Ensure proper metrics registration and lifecycle management to maintain observability system stability. Handle metric registration/unregistration correctly during configuration changes and avoid common pitfalls that can cause panics or data loss.

Key practices:

  1. Use AlreadyRegisteredError pattern for shared metrics: When multiple components share the same metrics, handle registration conflicts gracefully by retrieving existing metrics from the registry instead of creating new ones.

  2. Manage registration during config reloads: Properly unregister metrics before re-registering to avoid panics, but be aware this causes counter resets. Consider keeping metrics registered and reusing them when possible.

  3. Register all required collectors: When using custom registries, ensure all necessary collectors (GoCollector, ProcessCollector) are registered, not just the default ones.

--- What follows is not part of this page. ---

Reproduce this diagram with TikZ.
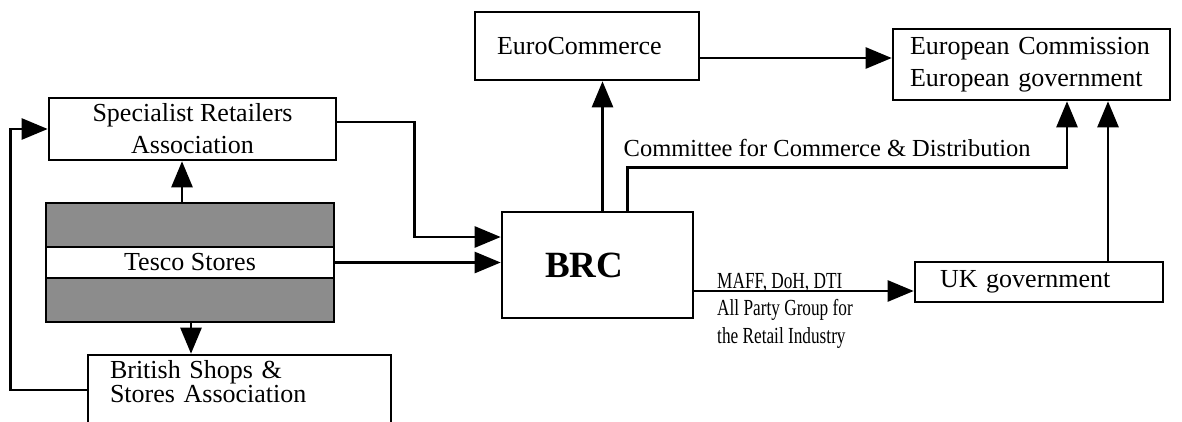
\documentclass[tikz,border=0pt]{standalone}
\usepackage{fontspec}
\setmainfont{Liberation Serif}
\newfontfamily\narrowfont[FakeStretch=0.75]{Liberation Serif}
\usetikzlibrary{arrows.meta}

\begin{document}
\begin{tikzpicture}[x=1pt,y=-1pt,
		box/.style={draw,line width=2.6pt,rectangle,inner sep=0pt,font=\fontsize{26}{32}\selectfont},
		arr/.style={line width=2.6pt,-{Triangle[length=26pt,width=21pt]}}]
			\useasboundingbox (0,0) rectangle (1182,422);
			\node[box,minimum width=287pt,minimum height=62pt,align=center] (sra) at (192.5,129) {Specialist Retailers\\Association};
			\node[box,fill=black!45,minimum width=288pt,minimum height=119pt] (tesco) at (190,262.5) {};
			\node[box,fill=white,minimum width=288pt,minimum height=31pt] (tescoband) at (tesco.center) {Tesco Stores};
			\node[box,minimum width=303pt,minimum height=70pt,text width=259pt,inner xsep=22pt,align=left,font=\fontsize{26}{24}\selectfont] (bssa) at (239.5,390) {British Shops \&\\Stores Association\\[-6pt]\mbox{}};
			\node[box,minimum width=191pt,minimum height=106pt,text width=105pt,inner xsep=43pt,align=left,font=\fontsize{37}{40}\selectfont\bfseries] (brc) at (597.5,265) {BRC};
			\node[box,minimum width=224pt,minimum height=68pt,text width=180pt,inner xsep=22pt,align=left] (euro) at (587,46) {EuroCommerce};
			\node[box,minimum width=277pt,minimum height=71pt,text width=243pt,inner xsep=17pt,align=left] (ec) at (1031.5,64.5) {European Commission\\European government};
			\node[box,minimum width=248pt,minimum height=40pt,text width=198pt,inner xsep=25pt,align=left] (ukgov) at (1039,282) {UK government};

			\draw[arr] ([xshift=-8pt]tesco.north) -- ([xshift=-8pt]tesco.north |- sra.south);
			\draw[arr] ([xshift=1pt]tesco.south) -- ([xshift=1pt]tesco.south |- bssa.north);
			\draw[arr] (bssa.west) -| ([xshift=-37pt]sra.west) -- (sra.west);
			\draw[arr] ([yshift=7pt]sra.east) -| ([xshift=-86pt,yshift=28pt]brc.west) -- ([yshift=28pt]brc.west);
			\draw[arr] (tescoband.east) -- (tescoband.east -| brc.west);
			\draw[arr] ([xshift=5pt]brc.north) -- ([xshift=5pt]brc.north |- euro.south);
			\draw[arr] ([yshift=-12pt]euro.east) -- ([yshift=-12pt]euro.east -| ec.west);
			\draw[arr] ([xshift=30pt]brc.north) -- ++(0,-43) coordinate (ccd) -| ([xshift=35.5pt]ec.south);
			\node[anchor=base west,inner sep=0pt,font=\fontsize{24.5}{28}\selectfont] (ccdlabel) at ([xshift=-4pt,yshift=11pt]ccd) {Committee for Commerce \& Distribution};
			\draw[arr] ([yshift=-26pt]brc.east) -- ([yshift=-26pt]brc.east -| ukgov.west);
			\node[anchor=north west,inner sep=0pt,align=left,font=\narrowfont\fontsize{23}{27.5}\selectfont] (govlabel) at (717,273) {MAFF, DoH, DTI\\All Party Group for\\the Retail Industry};
			\draw[arr] ([xshift=69pt]ukgov.north) -- ([xshift=69pt]ukgov.north |- ec.south);
		\end{tikzpicture}
\end{document}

Example of proper AlreadyRegisteredError handling:

func newDiscovererMetrics(reg prometheus.Registerer) *zookeeperMetrics {
    m := &zookeeperMetrics{
        failureCounter: prometheus.NewCounter(prometheus.CounterOpts{
            Name: "zookeeper_failures_total",
            Help: "The total number of ZooKeeper failures.",
        }),
    }
    
    // Handle shared metrics between components
    if err := reg.Register(m.failureCounter); err != nil {
        if are, ok := err.(prometheus.AlreadyRegisteredError); ok {
            // Use the existing metric instead of the new one
            m.failureCounter = are.ExistingCollector.(prometheus.Counter)
        } else {
            // Handle other registration errors
            return nil
        }
    }
    return m
}

This prevents registration panics while ensuring metrics remain functional across component lifecycles and configuration changes.